Instruction: Repeat exactly the lines running from the first line of the data to the line containing "var yTicks = [0, 5, 10, 15, 20, 25, 30];", both ends included, and nothing else; drop the pictures.

Given information:
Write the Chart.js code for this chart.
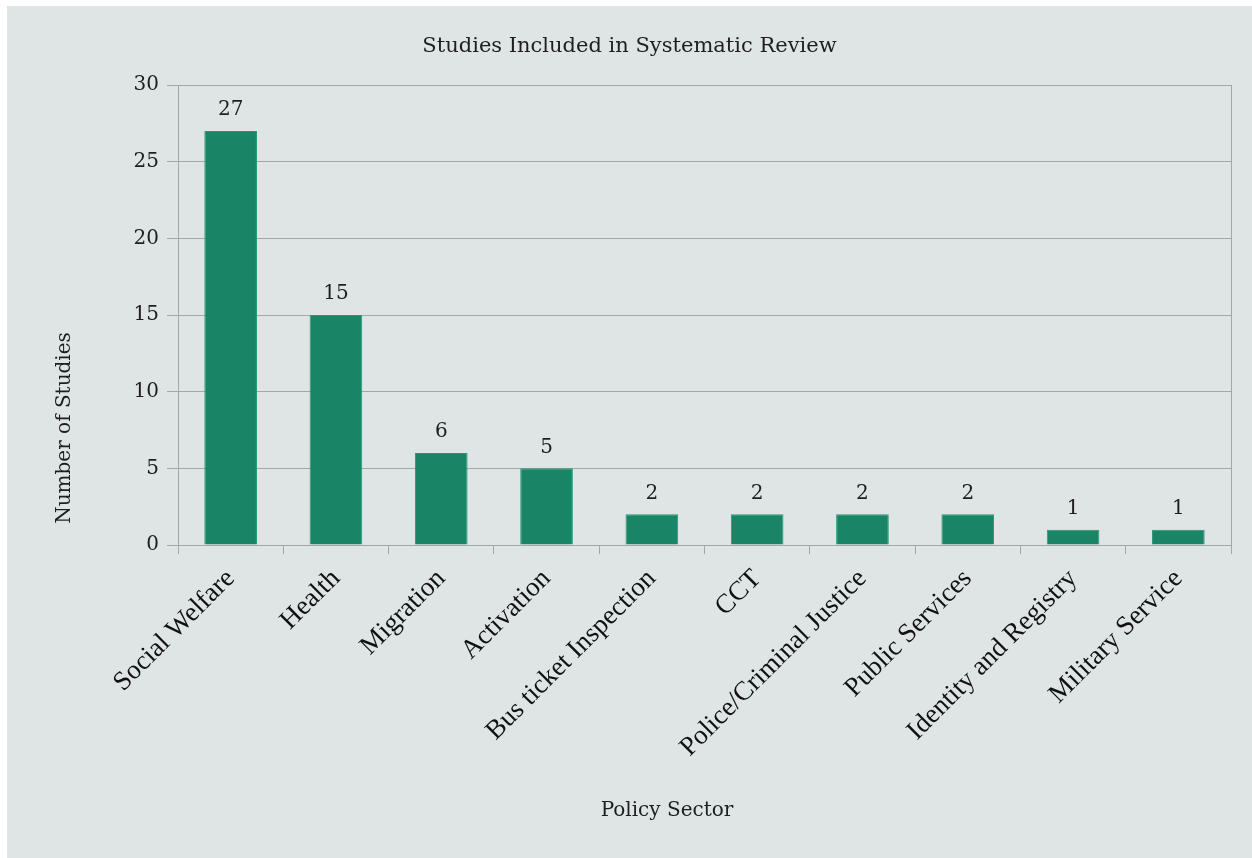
<!DOCTYPE html>
<html>
<head>
<meta charset="utf-8">
<script src="https://cdn.jsdelivr.net/npm/chart.js@4/dist/chart.umd.min.js"></script>
<style>
  html, body { margin: 0; padding: 0; background: #ffffff; }
  #wrap { position: absolute; left: 7px; top: 6px; width: 1245px; height: 852px; background: #dfe5e4; }
</style>
</head>
<body>
<div id="wrap"><canvas id="studyChart" width="1245" height="852"></canvas></div>
<script>
// sectors and number of studies
var sectors = ['Social Welfare', 'Health', 'Migration', 'Activation', 'Bus ticket Inspection',
               'CCT', 'Police/Criminal Justice', 'Public Services', 'Identity and Registry', 'Military Service'];
var studyCounts = [27, 15, 6, 5, 2, 2, 2, 2, 1, 1];
var yTicks = [0, 5, 10, 15, 20, 25, 30];

var chartTitle = 'Studies Included in Systematic Review';
var xTitle = 'Policy Sector';
var yTitle = 'Number of Studies';

var lineGrey = '#a3a8a6';
var textDark = '#1e1e1e';

// titles, value labels, right border
var extrasPlugin = {
    id: 'extras',
    afterDraw: function (chart) {
        var ctx = chart.ctx;
        var area = chart.chartArea;
        ctx.save();
        // right border of plot
        ctx.strokeStyle = lineGrey;
        ctx.lineWidth = 1;
        ctx.beginPath();
        ctx.moveTo(Math.round(area.right) + 0.5, area.top);
        ctx.lineTo(Math.round(area.right) + 0.5, area.bottom + 9);
        ctx.stroke();

        ctx.fillStyle = textDark;
        // chart title
        ctx.font = '21px "DejaVu Serif"';
        ctx.textAlign = 'center';
        ctx.textBaseline = 'middle';
        ctx.fillText(chartTitle, chart.width / 2, 41);
        // x title
        ctx.font = '20px "DejaVu Serif"';
        ctx.fillText(xTitle, 660, 805);
        // y title
        ctx.save();
        ctx.translate(58, 422);
        ctx.rotate(-Math.PI / 2);
        ctx.fillText(yTitle, 0, 0);
        ctx.restore();

        // value labels above bars
        ctx.font = '20px "DejaVu Serif"';
        ctx.textBaseline = 'bottom';
        var meta = chart.getDatasetMeta(0);
        meta.data.forEach(function (bar, i) {
            ctx.fillText(String(studyCounts[i]), bar.x, bar.y - 11);
        });
        ctx.restore();
    }
};

var ctx = document.getElementById('studyChart').getContext('2d');
var studyChart = new Chart(ctx, {
    type: 'bar',
    data: {
        labels: sectors,
        datasets: [{
            data: studyCounts,
            backgroundColor: '#1a8566',
            borderColor: '#249877',
            borderWidth: 1,
            barPercentage: 0.5,
            categoryPercentage: 1.0
        }]
    },
    options: {
        responsive: false,
        animation: false,
        layout: { padding: { top: 79, right: 21, left: 0, bottom: 0 } },
        plugins: {
            legend: { display: false },
            title: { display: false },
            tooltip: { enabled: false }
        },
        scales: {
            x: {
                offset: true,
                grid: {
                    offset: true,
                    drawOnChartArea: false,
                    drawTicks: true,
                    tickLength: 9,
                    color: lineGrey
                },
                border: { display: true, color: lineGrey },
                ticks: {
                    minRotation: 45,
                    maxRotation: 45,
                    autoSkip: false,
                    padding: 9,
                    color: '#111111',
                    font: { family: '"Liberation Serif"', size: 27 }
                },
                afterFit: function (scale) { scale.height = 313; }
            },
            y: {
                min: 0,
                max: 30,
                afterBuildTicks: function (scale) {
                    scale.ticks = yTicks.map(function (v) { return { value: v }; });
                },
                grid: { color: lineGrey, tickLength: 11 },
                border: { display: true, color: lineGrey },
                ticks: {
                    padding: 8,
                    color: textDark,
                    font: { family: '"DejaVu Serif"', size: 20 }
                },
                afterFit: function (scale) { scale.width = 171; }
            }
        }
    },
    plugins: [extrasPlugin]
});
</script>
</body>
</html>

The answer:
Write the Chart.js code for this chart.
<!DOCTYPE html>
<html>
<head>
<meta charset="utf-8">
<script src="https://cdn.jsdelivr.net/npm/chart.js@4/dist/chart.umd.min.js"></script>
<style>
  html, body { margin: 0; padding: 0; background: #ffffff; }
  #wrap { position: absolute; left: 7px; top: 6px; width: 1245px; height: 852px; background: #dfe5e4; }
</style>
</head>
<body>
<div id="wrap"><canvas id="studyChart" width="1245" height="852"></canvas></div>
<script>
// sectors and number of studies
var sectors = ['Social Welfare', 'Health', 'Migration', 'Activation', 'Bus ticket Inspection',
               'CCT', 'Police/Criminal Justice', 'Public Services', 'Identity and Registry', 'Military Service'];
var studyCounts = [27, 15, 6, 5, 2, 2, 2, 2, 1, 1];
var yTicks = [0, 5, 10, 15, 20, 25, 30];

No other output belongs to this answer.